Exactly as written, set down the lines from the top of the entries through the line bearing "1.10, 1.215, 1.335, 1.46, 1.59, 1.725, 1.865, 2.0, 2.14, 2.21]", with every picture left out.

————————

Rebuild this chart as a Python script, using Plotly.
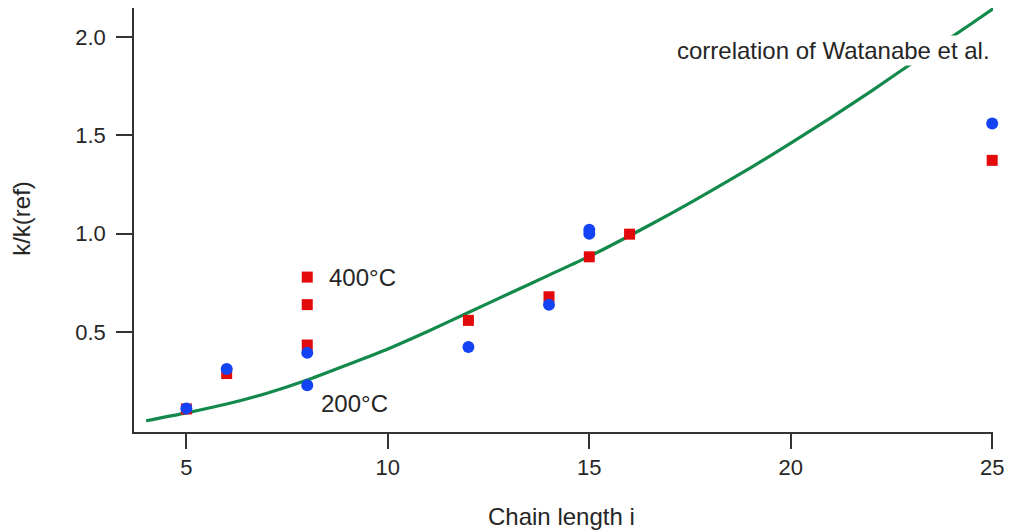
import plotly.graph_objects as go

# Measured data
red_x = [5, 6, 8, 8, 8, 12, 14, 15, 16, 25]
red_y = [0.11, 0.29, 0.78, 0.64, 0.435, 0.56, 0.68, 0.883, 0.998, 1.373]

blue_x = [5, 6, 8, 8, 12, 14, 15, 15, 25]
blue_y = [0.113, 0.313, 0.395, 0.23, 0.425, 0.64, 1.0, 1.02, 1.56]

curve_x = [4, 5, 6, 7, 8, 9, 10, 11, 12, 13, 14, 15, 16, 17, 18, 19, 20, 21, 22, 23, 24, 25, 25.5]
curve_y = [0.05, 0.09, 0.135, 0.19, 0.257, 0.335, 0.415, 0.505, 0.60, 0.695, 0.79, 0.885, 0.99,
           1.10, 1.215, 1.335, 1.46, 1.59, 1.725, 1.865, 2.0, 2.14, 2.21]

x_ticks = [5, 10, 15, 20, 25]
y_ticks = [0.5, 1.0, 1.5, 2.0]
y_tick_labels = ["0.5", "1.0", "1.5", "2.0"]

x_title = "Chain length i"
y_title = "k/k(ref)"

FONT = "Liberation Sans, Arial, sans-serif"
TXT = "#262626"

fig = go.Figure()
fig.add_trace(go.Scatter(x=curve_x, y=curve_y, mode="lines",
                         line=dict(color="#14894c", width=3.2, shape="spline", smoothing=0.6),
                         hoverinfo="skip", showlegend=False))
fig.add_trace(go.Scatter(x=red_x, y=red_y, mode="markers",
                         marker=dict(symbol="square", size=11, color="#e20a0a",
                                     line=dict(width=0)),
                         cliponaxis=False, showlegend=False))
fig.add_trace(go.Scatter(x=blue_x, y=blue_y, mode="markers",
                         marker=dict(symbol="circle", size=12, color="#1443f5",
                                     line=dict(width=0)),
                         cliponaxis=False, showlegend=False))

fig.add_annotation(x=8.5, y=0.78, text="400°C", showarrow=False, xanchor="left",
                   yanchor="middle", font=dict(family=FONT, size=24, color=TXT))
fig.add_annotation(x=8.28, y=0.14, text="200°C", showarrow=False, xanchor="left",
                   yanchor="middle", font=dict(family=FONT, size=24, color=TXT))
fig.add_annotation(x=25.0, y=1.93, text="correlation of Watanabe et al.", showarrow=False,
                   xanchor="right", yanchor="middle", bgcolor="white", borderpad=1,
                   font=dict(family=FONT, size=24, color=TXT))

# axis titles
fig.add_annotation(xref="paper", yref="paper", x=0.498, y=-0.2, text=x_title,
                   showarrow=False, xanchor="center", yanchor="middle",
                   font=dict(family=FONT, size=24, color=TXT))
fig.add_annotation(xref="paper", yref="paper", x=-0.1304, y=0.505, text=y_title,
                   showarrow=False, xanchor="center", yanchor="middle", textangle=-90,
                   font=dict(family=FONT, size=24, color=TXT))

fig.update_layout(
    width=1020, height=532,
    margin=dict(l=126, r=35, t=0, b=108),
    paper_bgcolor="white", plot_bgcolor="white",
    font=dict(family=FONT, size=22, color=TXT),
    xaxis=dict(range=[3.7, 25.02], tickvals=x_ticks, ticks="outside", ticklen=15,
               tickwidth=1.5, tickcolor="#333", showline=True, linecolor="#333",
               linewidth=1.5, showgrid=False, zeroline=False,
               tickfont=dict(family=FONT, size=22, color=TXT)),
    yaxis=dict(range=[-0.007, 2.147], tickvals=y_ticks, ticktext=y_tick_labels,
               ticks="outside", ticklen=16, tickwidth=1.5, tickcolor="#333",
               showline=True, linecolor="#333", linewidth=1.5, showgrid=False,
               zeroline=False, ticklabelstandoff=6,
               tickfont=dict(family=FONT, size=22, color=TXT)),
)

fig.write_html("out.html")
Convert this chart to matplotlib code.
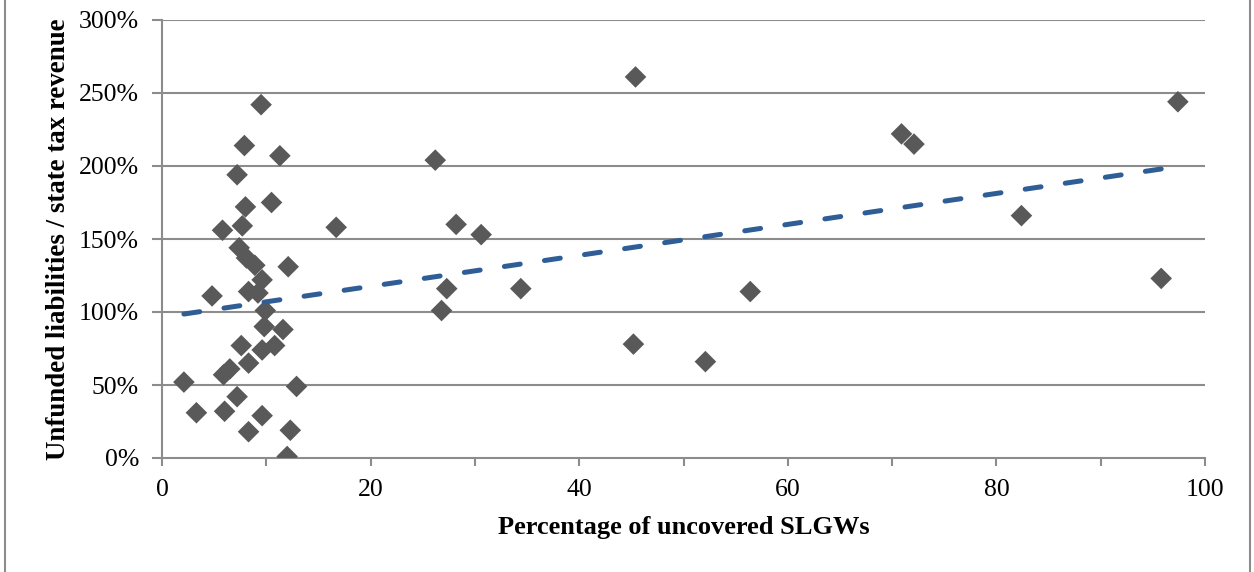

————————

■ Result of the task:
Rebuild this chart as a Python script, using Plotly.
import plotly.graph_objects as go

# Measured data
red_x = [5, 6, 8, 8, 8, 12, 14, 15, 16, 25]
red_y = [0.11, 0.29, 0.78, 0.64, 0.435, 0.56, 0.68, 0.883, 0.998, 1.373]

blue_x = [5, 6, 8, 8, 12, 14, 15, 15, 25]
blue_y = [0.113, 0.313, 0.395, 0.23, 0.425, 0.64, 1.0, 1.02, 1.56]

curve_x = [4, 5, 6, 7, 8, 9, 10, 11, 12, 13, 14, 15, 16, 17, 18, 19, 20, 21, 22, 23, 24, 25, 25.5]
curve_y = [0.05, 0.09, 0.135, 0.19, 0.257, 0.335, 0.415, 0.505, 0.60, 0.695, 0.79, 0.885, 0.99,
           1.10, 1.215, 1.335, 1.46, 1.59, 1.725, 1.865, 2.0, 2.14, 2.21]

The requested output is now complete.